On of the stories I was reading this morning mentioned that some of those with Nest security cameras have been subjected to hack attacks. One of the attacks they were subjected to were hackers asking Alexa to play Justin Bieber (as a bit of a nasty shock) on the assumption that someone with a Nest security camera may well also have an Amazon product with Alexa built-in.
Allegedly the method of compromise was simply to try known combinations of email address and password – given that there are many web site leaks that have been archived around the place, such data is easily available.
This is a reminder to :-
- Use a password manager (such as KeePass, KeePassX, Lastpass, etc.) to assist remembering passwords.

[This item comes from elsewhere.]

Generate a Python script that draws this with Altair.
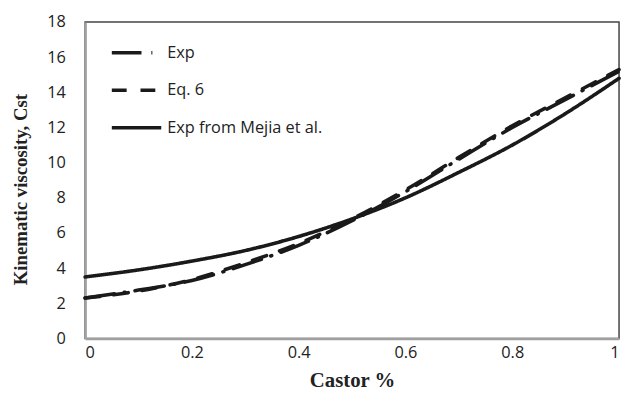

- Use different passwords on each site … or at least for the important sites.
- Periodically check on Have I Been Pwned to see if any of the sites that you use has been compromised.
- Use two-factor (or multi-factor) authentication where it is available; particularly for “sensitive” sites such as Dropbox, banks, etc.
The question is, how often does this sort of attack occur? And how often does it succeed?
In general I can’t answer that, but we do see a continuous stream of password “guessing” attacks where an attacker tries to use lists of known email addresses and passwords to get in to various services. And by “continuous stream” we’re talking about in the region of 100,000 probes a day across all services.
In terms of successful attacks, it is somewhat less than that but we do get a trickle of notifications of either account compromises or of account credential leaks. This “trickle” amounts to between 3 and 118 incidents a month (since 2015), and a mean of 28 per month (since January 2018).